Eight years ago I had very few friends. I was living the life of someone else, my first husband who was emotionally very isolated and a low energy person. My mom at one point suggested that I had to get a mental health label to get my high ambition self slowed down enough to match him. When I was divorced, I thought I would never re-marry. I consciously built a community bit by bit by finding things that I enjoyed doing and people I liked to spend time with. Some of them I told my mental health history, and for most of them, it didn’t even matter.
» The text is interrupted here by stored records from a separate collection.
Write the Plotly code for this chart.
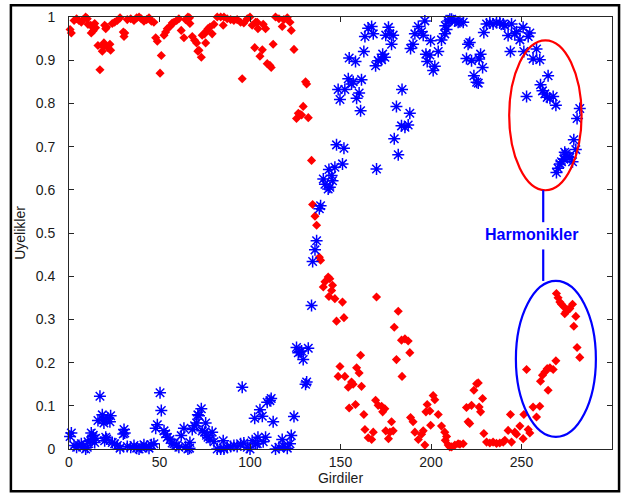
import plotly.graph_objects as go

# Input index (Girdiler)
x_vals = [0.6, 1.3, 2.8, 4.2, 5.5, 6.8, 7.9, 9.2, 10.1, 10.5, 12.0, 12.3, 12.9, 13.4, 14.2, 14.7,
          16.0, 17.1, 18.4, 18.9, 19.3, 19.7, 20.3, 20.8, 21.5, 22.6, 23.0, 23.9, 25.2, 26.7, 28.2,
          30.0, 30.4, 30.8, 32.2, 34.1, 35.9, 37.4, 38.7, 39.9, 41.4, 42.9, 44.2, 45.5, 46.9, 47.9,
          48.8, 50.3, 51.0, 52.5, 53.4, 54.3, 55.8, 57.0, 58.0, 59.5, 60.7, 62.0, 63.5, 64.4, 65.7,
          66.6, 66.8, 68.1, 69.4, 70.5, 71.2, 71.8, 73.1, 73.6, 74.9, 75.5, 76.0, 76.8, 77.9, 79.1,
          80.1, 81.9, 83.8, 85.2, 85.6, 87.4, 89.3, 91.1, 92.9, 94.8, 95.7, 96.6, 98.5, 100.0, 101.2,
          102.6, 103.1, 104.0, 104.4, 105.5, 106.8, 107.3, 108.6, 109.5, 111.0, 111.7, 112.8, 114.1,
          116.0, 117.8, 118.7, 120.6, 122.1, 122.8, 124.3, 125.7, 126.7, 127.6, 128.5, 129.4, 130.7,
          131.3, 132.2, 134.0, 134.6, 135.9, 136.8, 138.3, 139.0, 140.5, 141.4, 143.2, 143.6, 144.1,
          145.1, 145.6, 146.9, 147.8, 148.7, 149.7, 151.1, 151.9, 152.4, 154.3, 154.8, 156.1, 157.0,
          158.3, 158.9, 160.3, 161.1, 161.6, 162.9, 163.5, 165.3, 167.2, 168.1, 169.4, 169.9, 170.8,
          172.7, 173.3, 174.5, 175.0, 176.5, 177.3, 178.2, 179.1, 179.7, 180.9, 181.9, 183.7, 184.0,
          185.6, 187.4, 188.3, 188.7, 190.1, 191.1, 193.0, 194.8, 195.7, 196.6, 197.2, 197.9, 199.4,
          199.8, 201.2, 202.1, 204.0, 205.8, 207.6, 207.9, 208.6, 209.5, 210.4, 211.4, 213.2, 215.0,
          216.0, 217.8, 219.6, 220.5, 221.4, 222.4, 223.7, 225.2, 226.1, 226.6, 227.4, 228.5, 229.2,
          230.7, 232.5, 234.3, 236.2, 238.0, 239.9, 240.8, 242.6, 243.9, 244.5, 246.3, 247.3, 249.1,
          250.9, 251.3, 252.8, 253.7, 254.6, 256.4, 258.3, 260.1, 260.5, 261.6, 262.9, 264.2, 264.7,
          265.7, 267.5, 269.0, 269.3, 270.2, 271.2, 272.1, 273.4, 273.9, 274.5, 275.7, 276.7, 278.2,
          278.9, 280.0, 280.7, 282.2]

# Red series membership
red_vals = [0.971, 0.963, 0.992, 0.996, 0.992, 0.988, 0.994, 1.000, 0.996, 0.983, 0.981, 0.963, 0.978,
            0.968, 0.985, 0.975, 0.934, 0.878, 0.921, 0.932, 0.940, 0.981, 0.973, 0.977, 0.929, 0.937,
            0.923, 0.985, 0.988, 0.992, 0.998, 0.965, 0.955, 0.963, 0.994, 0.996, 0.992, 0.998, 1.000,
            0.996, 0.990, 0.994, 0.998, 0.990, 0.988, 0.952, 0.944, 0.870, 0.911, 0.958, 0.965, 0.973,
            0.978, 0.986, 0.988, 0.992, 0.996, 0.969, 0.952, 0.994, 1.000, 0.998, 0.985, 0.955, 0.946,
            0.940, 0.921, 0.923, 0.907, 0.958, 0.961, 0.940, 0.968, 0.973, 0.977, 0.961, 0.983, 1.000,
            1.000, 0.981, 1.000, 0.996, 0.994, 0.992, 0.994, 0.988, 0.857, 0.986, 0.996, 1.000, 0.981,
            0.929, 0.988, 0.988, 0.973, 0.909, 0.924, 0.983, 0.973, 0.892, 0.888, 0.883, 0.937, 1.000,
            0.996, 0.978, 0.994, 0.998, 0.988, 0.969, 0.925, 0.765, 0.777, 0.775, 0.773, 0.793, 0.850,
            0.845, 0.767, 0.668, 0.566, 0.539, 0.518, 0.444, 0.437, 0.375, 0.387, 0.398, 0.353, 0.394,
            0.367, 0.379, 0.348, 0.296, 0.168, 0.191, 0.340, 0.304, 0.168, 0.143, 0.095, 0.155, 0.150,
            0.103, 0.188, 0.176, 0.217, 0.145, 0.080, 0.045, 0.026, 0.022, 0.039, 0.113, 0.352, 0.101,
            0.099, 0.086, 0.093, 0.042, 0.024, 0.039, 0.063, 0.042, 0.282, 0.207, 0.319, 0.252, 0.168,
            0.255, 0.250, 0.223, 0.073, 0.063, 0.039, 0.022, 0.034, 0.042, 0.009, 0.086, 0.103, 0.088,
            0.055, 0.124, 0.114, 0.080, 0.053, 0.039, 0.020, 0.029, 0.009, 0.005, 0.005, 0.009, 0.012,
            0.011, 0.012, 0.096, 0.063, 0.059, 0.101, 0.136, 0.151, 0.153, 0.097, 0.086, 0.117, 0.036,
            0.016, 0.014, 0.016, 0.013, 0.014, 0.016, 0.020, 0.043, 0.080, 0.016, 0.039, 0.034, 0.053,
            0.024, 0.080, 0.184, 0.045, 0.037, 0.097, 0.074, 0.099, 0.157, 0.171, 0.178, 0.186, 0.136,
            0.188, 0.184, 0.204, 0.360, 0.350, 0.340, 0.335, 0.329, 0.313, 0.317, 0.323, 0.325, 0.335,
            0.284, 0.307, 0.235, 0.212]

# Blue series membership
blue_vals = [0.029, 0.037, 0.008, 0.004, 0.008, 0.012, 0.006, 0.000, 0.004, 0.017, 0.019, 0.037, 0.022,
             0.032, 0.015, 0.025, 0.066, 0.122, 0.079, 0.068, 0.060, 0.019, 0.027, 0.023, 0.071, 0.063,
             0.077, 0.015, 0.012, 0.008, 0.002, 0.035, 0.045, 0.037, 0.006, 0.004, 0.008, 0.002, 0.000,
             0.004, 0.010, 0.006, 0.002, 0.010, 0.012, 0.048, 0.056, 0.130, 0.089, 0.042, 0.035, 0.027,
             0.022, 0.014, 0.012, 0.008, 0.004, 0.031, 0.048, 0.006, 0.000, 0.002, 0.015, 0.045, 0.054,
             0.060, 0.079, 0.077, 0.093, 0.042, 0.039, 0.060, 0.032, 0.027, 0.023, 0.039, 0.017, 0.000,
             0.000, 0.019, 0.000, 0.004, 0.006, 0.008, 0.006, 0.012, 0.143, 0.014, 0.004, 0.000, 0.019,
             0.071, 0.012, 0.012, 0.027, 0.091, 0.076, 0.017, 0.027, 0.108, 0.112, 0.117, 0.063, 0.000,
             0.004, 0.022, 0.006, 0.002, 0.012, 0.031, 0.075, 0.235, 0.223, 0.225, 0.227, 0.207, 0.150,
             0.155, 0.233, 0.332, 0.434, 0.461, 0.482, 0.556, 0.563, 0.625, 0.613, 0.602, 0.647, 0.606,
             0.633, 0.621, 0.652, 0.704, 0.832, 0.809, 0.660, 0.696, 0.832, 0.857, 0.905, 0.845, 0.850,
             0.897, 0.812, 0.824, 0.783, 0.855, 0.920, 0.955, 0.974, 0.978, 0.961, 0.887, 0.648, 0.899,
             0.901, 0.914, 0.907, 0.958, 0.976, 0.961, 0.937, 0.958, 0.718, 0.793, 0.681, 0.748, 0.832,
             0.745, 0.750, 0.777, 0.927, 0.937, 0.961, 0.978, 0.966, 0.958, 0.991, 0.914, 0.897, 0.912,
             0.945, 0.876, 0.886, 0.920, 0.947, 0.961, 0.980, 0.971, 0.991, 0.995, 0.995, 0.991, 0.988,
             0.989, 0.988, 0.904, 0.937, 0.941, 0.899, 0.864, 0.849, 0.847, 0.903, 0.914, 0.883, 0.964,
             0.984, 0.986, 0.984, 0.987, 0.986, 0.984, 0.980, 0.957, 0.920, 0.984, 0.961, 0.966, 0.947,
             0.976, 0.920, 0.816, 0.955, 0.963, 0.903, 0.926, 0.901, 0.843, 0.829, 0.822, 0.814, 0.864,
             0.812, 0.816, 0.796, 0.640, 0.650, 0.660, 0.665, 0.671, 0.687, 0.683, 0.677, 0.675, 0.665,
             0.716, 0.693, 0.765, 0.788]

x_ticks = [0, 50, 100, 150, 200, 250, 300]
x_tick_labels = ["0", "50", "100", "150", "200", "250", "300"]
y_ticks = [0, 0.1, 0.2, 0.3, 0.4, 0.5, 0.6, 0.7, 0.8, 0.9, 1.0]
y_tick_labels = ["0", "0.1", "0.2", "0.3", "0.4", "0.5", "0.6", "0.7", "0.8", "0.9", "1"]

FONT = "Liberation Sans, Arial, sans-serif"

fig = go.Figure()
fig.add_trace(go.Scatter(
    x=x_vals, y=red_vals, mode="markers",
    marker=dict(symbol="diamond", size=7, color="#ff0000", line=dict(width=0)),
    showlegend=False, hoverinfo="skip", cliponaxis=False))
fig.add_trace(go.Scatter(
    x=x_vals, y=blue_vals, mode="markers",
    marker=dict(symbol="asterisk-open", size=10, color="#0000ff", line=dict(width=1.5, color="#0000ff")),
    showlegend=False, hoverinfo="skip", cliponaxis=False))

shapes = [
    # red ellipse
    dict(type="circle", xref="x", yref="y", x0=243.2, x1=283.2, y0=0.599, y1=0.946,
         line=dict(color="#ff0000", width=2.2)),
    # blue ellipse
    dict(type="circle", xref="x", yref="y", x0=246.9, x1=291.1, y0=0.028, y1=0.389,
         line=dict(color="#0000ff", width=2.2)),
    # connector lines
    dict(type="line", xref="x", yref="y", x0=262, x1=262, y0=0.599, y1=0.525,
         line=dict(color="#0000ff", width=2.2)),
    dict(type="line", xref="x", yref="y", x0=262, x1=262, y0=0.462, y1=0.389,
         line=dict(color="#0000ff", width=2.2)),
    # outer frame
    dict(type="rect", xref="paper", yref="paper", x0=-0.107, x1=1.013, y0=-0.098, y1=1.027,
         line=dict(color="black", width=2.5), layer="above"),
]

fig.update_layout(
    width=621, height=498,
    margin=dict(l=69, r=9, t=17, b=49, autoexpand=False),
    paper_bgcolor="white", plot_bgcolor="white",
    font=dict(family=FONT, size=13, color="#1a1a1a"),
    shapes=shapes,
    annotations=[dict(x=255.3, y=0.497, xref="x", yref="y", text="<b>Harmonikler</b>",
                      showarrow=False, font=dict(family=FONT, size=16, color="#0000ff"),
                      bgcolor="white")],
)
fig.update_xaxes(
    range=[0, 300], tickvals=x_ticks, ticktext=x_tick_labels,
    ticks="inside", ticklen=5, tickcolor="#262626", showline=True, linecolor="#262626", linewidth=1,
    mirror="ticks", showgrid=False, zeroline=False, automargin=False,
    tickfont=dict(size=14),
    title=dict(text="Girdiler", font=dict(size=14), standoff=4))
fig.update_yaxes(
    range=[0, 1], tickvals=y_ticks, ticktext=y_tick_labels,
    ticks="inside", ticklen=5, tickcolor="#262626", showline=True, linecolor="#262626", linewidth=1,
    mirror="ticks", showgrid=False, zeroline=False, automargin=False,
    tickfont=dict(size=14), ticklabelstandoff=10,
    title=dict(text="Uyelikler", font=dict(size=14), standoff=6))

fig.write_html("out.html",
               config={"displayModeBar": False},
               post_script="document.body.style.margin='0';document.body.style.overflow='hidden';")
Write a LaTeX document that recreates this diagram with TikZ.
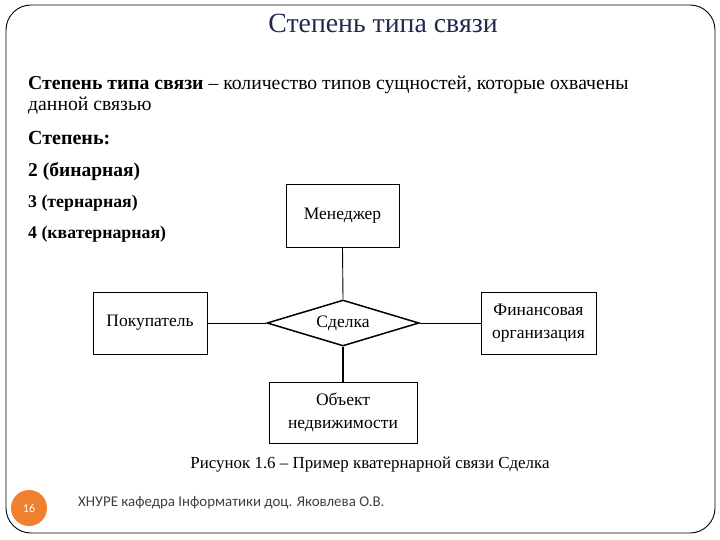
\documentclass[tikz,border=0pt]{standalone}
\usepackage{fontspec}
\setmainfont{Liberation Serif}
\newfontfamily\footfont{Carlito}
\usetikzlibrary{shapes.geometric}
\definecolor{titlecol}{HTML}{1F2B4D}
\definecolor{orangec}{HTML}{F07F2E}
\begin{document}
\begin{tikzpicture}[x=1pt,y=-1pt,
  ent/.style={draw,line width=0.9pt,minimum width=112pt,minimum height=62pt,align=center,font=\fontsize{17.5}{23}\selectfont,inner sep=2pt},
  rel/.style={draw,diamond,line width=1.5pt,minimum width=152pt,minimum height=46pt,aspect=3.3,inner sep=0pt,font=\fontsize{17.5}{21}\selectfont},
  conn/.style={line width=0.9pt},
  txt/.style={anchor=base west,inner sep=0pt}]
\useasboundingbox (0,0) rectangle (720,540);
\draw[line width=0.9pt,rounded corners=25pt] (6,5) rectangle (715,533);
\node[anchor=base,inner sep=0pt,text=titlecol,font=\fontsize{27.8}{32}\selectfont] (title) at (383,33) {Степень типа связи};
\node[txt,font=\fontsize{19.7}{23}\selectfont] (def1) at (28,90) {\textbf{Степень типа связи} – количество типов сущностей, которые охвачены};
\node[txt,font=\fontsize{19.7}{23}\selectfont] (def2) at (28,111) {данной связью};
\node[txt,font=\fontsize{20}{23}\selectfont\bfseries] (deg) at (28,145) {Степень:};
\node[txt,font=\fontsize{19.5}{23}\selectfont\bfseries] (d2) at (28,177) {2 (бинарная)};
\node[txt,font=\fontsize{17.8}{21}\selectfont\bfseries] (d3) at (28,207.5) {3 (тернарная)};
\node[txt,font=\fontsize{17.8}{21}\selectfont\bfseries] (d4) at (28,238) {4 (кватернарная)};
\node[ent,minimum width=113pt,minimum height=63pt] (man) at (342.5,215.5) {Менеджер};
\node[ent,minimum width=114pt,minimum height=62pt] (buy) at (150,323) {Покупатель};
\node[rel] (deal) at (343,323) {Сделка};
\node[ent,minimum width=115pt,minimum height=62pt] (fin) at (538.5,323) {Финансовая\\организация};
\node[ent,minimum width=148pt,minimum height=61pt] (obj) at (343,412.5) {Объект\\недвижимости};
\draw[conn] (man.south) -- (deal.north);
\draw[conn] (buy.east) -- (deal.west);
\draw[conn] (deal.east) -- (fin.west);
\draw[line width=1.5pt] (deal.south) -- (obj.north);
\node[anchor=base,inner sep=0pt,font=\fontsize{16.9}{20}\selectfont] (cap) at (370,468) {Рисунок 1.6 – Пример кватернарной связи Сделка};
\node[circle,fill=orangec,minimum size=36pt,inner sep=0pt,text=white,font=\footfont\fontsize{12}{14}\selectfont] (num) at (29,508) {16};
\node[anchor=west,inner sep=0pt,text=black!75,font=\footfont\fontsize{14.9}{17}\selectfont] (foot) at (78,503) {ХНУРЕ кафедра Інформатики доц. Яковлева О.В.};
\end{tikzpicture}
\end{document}
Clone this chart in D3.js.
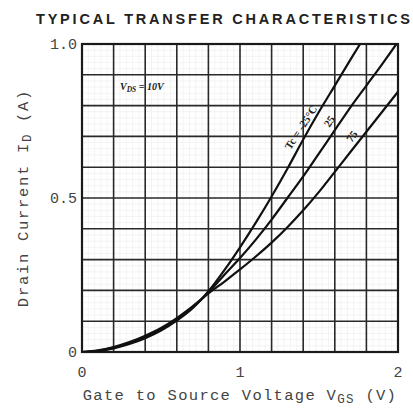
<!DOCTYPE html>
<html>
<head>
<meta charset="utf-8">
<script src="https://cdn.jsdelivr.net/npm/d3@7"></script>
<style>
body { margin: 0; background: #fff; }
svg { display: block; }
</style>
</head>
<body>
<script>
//data
var vgsMinus25 = [0, 0.1, 0.2, 0.3, 0.4, 0.5, 0.6, 0.7, 0.8, 0.9, 1.0, 1.1, 1.2, 1.3, 1.4, 1.5, 1.6, 1.7, 1.76];
var idMinus25  = [0, 0.003, 0.012, 0.026, 0.045, 0.07, 0.102, 0.142, 0.197, 0.265, 0.34, 0.42, 0.505, 0.595, 0.69, 0.78, 0.865, 0.95, 1.0];

var vgs25 = [0, 0.1, 0.2, 0.3, 0.4, 0.5, 0.6, 0.7, 0.8, 0.9, 1.0, 1.1, 1.2, 1.3, 1.4, 1.5, 1.6, 1.7, 1.8, 1.9, 1.99];
var id25  = [0, 0.004, 0.014, 0.029, 0.049, 0.074, 0.106, 0.145, 0.193, 0.25, 0.305, 0.365, 0.43, 0.50, 0.57, 0.645, 0.72, 0.795, 0.865, 0.935, 1.0];

var vgs75 = [0, 0.1, 0.2, 0.3, 0.4, 0.5, 0.6, 0.7, 0.8, 0.9, 1.0, 1.1, 1.2, 1.3, 1.4, 1.5, 1.6, 1.7, 1.8, 1.9, 2.0];
var id75  = [0, 0.005, 0.016, 0.032, 0.053, 0.078, 0.11, 0.148, 0.19, 0.228, 0.268, 0.31, 0.355, 0.405, 0.46, 0.52, 0.585, 0.65, 0.715, 0.78, 0.845];

var xTicks = [0, 1, 2];
var yTicks = [0, 0.5, 1.0];
var yTickLabels = ["0", "0.5", "1.0"];

(function(){

    var width = 413,
        height = 416;

    var svg = d3.select("body")
        .append("svg")
        .attr("width", width)
        .attr("height", height);

    var x = d3.scaleLinear().domain([0, 2]).range([82, 398]);
    var y = d3.scaleLinear().domain([0, 1]).range([352, 44]);

    //faint graph paper
    var minorX = d3.range(0, 2.0001, 0.04);
    var minorY = d3.range(0, 1.0001, 0.02);
    svg.append("g").selectAll("line")
        .data(minorX).enter().append("line")
        .attr("x1", function(d){ return x(d); })
        .attr("x2", function(d){ return x(d); })
        .attr("y1", y(0)).attr("y2", y(1))
        .attr("stroke", "#ededed").attr("stroke-width", 0.6);
    svg.append("g").selectAll("line")
        .data(minorY).enter().append("line")
        .attr("y1", function(d){ return y(d); })
        .attr("y2", function(d){ return y(d); })
        .attr("x1", x(0)).attr("x2", x(2))
        .attr("stroke", "#ededed").attr("stroke-width", 0.6);

    //major grid
    var gridX = d3.range(0, 2.0001, 0.2);
    var gridY = d3.range(0, 1.0001, 0.1);
    svg.append("g").selectAll("line")
        .data(gridX).enter().append("line")
        .attr("x1", function(d){ return x(d); })
        .attr("x2", function(d){ return x(d); })
        .attr("y1", y(0)).attr("y2", y(1))
        .attr("stroke", "#2a2a2a").attr("stroke-width", 1.6);
    svg.append("g").selectAll("line")
        .data(gridY).enter().append("line")
        .attr("y1", function(d){ return y(d); })
        .attr("y2", function(d){ return y(d); })
        .attr("x1", x(0)).attr("x2", x(2))
        .attr("stroke", "#2a2a2a").attr("stroke-width", 1.6);

    //frame
    svg.append("rect")
        .attr("x", x(0)).attr("y", y(1))
        .attr("width", x(2) - x(0)).attr("height", y(0) - y(1))
        .attr("fill", "none").attr("stroke", "#1a1a1a").attr("stroke-width", 2.2);

    //curves
    var line = d3.line()
        .x(function(d){ return x(d[0]); })
        .y(function(d){ return y(d[1]); })
        .curve(d3.curveMonotoneX);

    var series = [
        d3.zip(vgsMinus25, idMinus25),
        d3.zip(vgs25, id25),
        d3.zip(vgs75, id75)
    ];

    svg.append("clipPath").attr("id", "plot")
        .append("rect")
        .attr("x", x(0)).attr("y", y(1))
        .attr("width", x(2) - x(0)).attr("height", y(0) - y(1));

    svg.append("g").attr("clip-path", "url(#plot)")
        .selectAll("path")
        .data(series).enter().append("path")
        .attr("d", line)
        .attr("fill", "none")
        .attr("stroke", "#111")
        .attr("stroke-width", 2.2);

    //curve labels, sitting just left of their lines
    var lab = svg.append("g")
        .style("font-family", "'Liberation Serif', serif")
        .style("font-weight", "bold")
        .style("font-size", "11px")
        .attr("fill", "#222");
    lab.append("text")
        .attr("transform", "translate(304,129.5) rotate(-57)")
        .attr("text-anchor", "middle")
        .text("Tc = -25°C");
    lab.append("text")
        .attr("transform", "translate(332.5,123.5) rotate(-57)")
        .attr("text-anchor", "middle")
        .text("25");
    lab.append("text")
        .attr("transform", "translate(355,138.5) rotate(-55)")
        .attr("text-anchor", "middle")
        .text("75");

    //VDS note
    var note = svg.append("text")
        .attr("x", 120).attr("y", 90)
        .style("font-family", "'Liberation Serif', serif")
        .style("font-weight", "bold")
        .style("font-style", "italic")
        .style("font-size", "10px")
        .attr("fill", "#222");
    note.append("tspan").text("V");
    note.append("tspan").attr("dy", 2).style("font-size", "7.5px").text("DS");
    note.append("tspan").attr("dy", -2).text(" = 10V");

    //tick labels
    var mono = "'Liberation Mono', 'DejaVu Sans Mono', monospace";
    svg.append("g").selectAll("text")
        .data(xTicks).enter().append("text")
        .attr("x", function(d){ return x(d); })
        .attr("y", 377)
        .attr("text-anchor", "middle")
        .style("font-family", mono).style("font-size", "15px")
        .attr("fill", "#444")
        .text(function(d){ return d; });
    svg.append("g").selectAll("text")
        .data(yTicks).enter().append("text")
        .attr("x", 77)
        .attr("y", function(d){ return y(d) + 5; })
        .attr("text-anchor", "end")
        .style("font-family", mono).style("font-size", "15px")
        .attr("fill", "#444")
        .text(function(d, i){ return yTickLabels[i]; });

    //axis titles
    var xt = svg.append("text")
        .attr("x", 240).attr("y", 400)
        .attr("text-anchor", "middle")
        .style("font-family", mono).style("font-size", "15.5px")
        .style("letter-spacing", "1.3px")
        .attr("fill", "#444");
    xt.append("tspan").text("Gate to Source Voltage V");
    xt.append("tspan").attr("dy", 3).style("font-size", "12.5px").text("GS");
    xt.append("tspan").attr("dy", -3).text(" (V)");

    var yt = svg.append("text")
        .attr("transform", "translate(28,198) rotate(-90)")
        .attr("text-anchor", "middle")
        .style("font-family", mono).style("font-size", "15.5px")
        .style("letter-spacing", "1.7px")
        .attr("fill", "#444");
    yt.append("tspan").text("Drain Current I");
    yt.append("tspan").attr("dy", 3).style("font-size", "12.5px").text("D");
    yt.append("tspan").attr("dy", -3).text(" (A)");

    //title
    svg.append("text")
        .attr("x", 36).attr("y", 24)
        .attr("textLength", 374)
        .attr("lengthAdjust", "spacing")
        .style("font-family", "'Liberation Sans', Arial, sans-serif")
        .style("font-weight", "bold")
        .style("font-size", "14.5px")
        .attr("fill", "#222")
        .text("TYPICAL TRANSFER CHARACTERISTICS");

})();
</script>
</body>
</html>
I wasn’t in the man market because I knew I’d have to date another cyclist. How else were we going to get places? Then, about a year and a half ago, I met one that I liked right from the beginning. Here’s his story about how he met me, and my story about how I met him. Of course, these should be the same story from different points of view, but you’ll have to check. We had an awesome wedding. We invited all of our friends, and had a great time. We had a bike race, an art show, a community fire, an on-site tattoo ceremony, a poetry performance, pedicab rides, a business display table, a Judo Walk of Shame, and a frisbee golf demonstration. This was collection of all the communities I’ve build in the meantime, all the activities I’ve found along the way. We don’t recover in order to do things, we do things in order to recover.
It was great fun. I wish you could have come. Many of my local advocate friends were there, and some from farther away. And I’m so glad that I found my fellow psychiatric survivors, mental health escapees, anti-authoritarians, deviants, creative people, passion fighters, dreamers, and catalysts for change. You’re the ones who helped me make it all possible.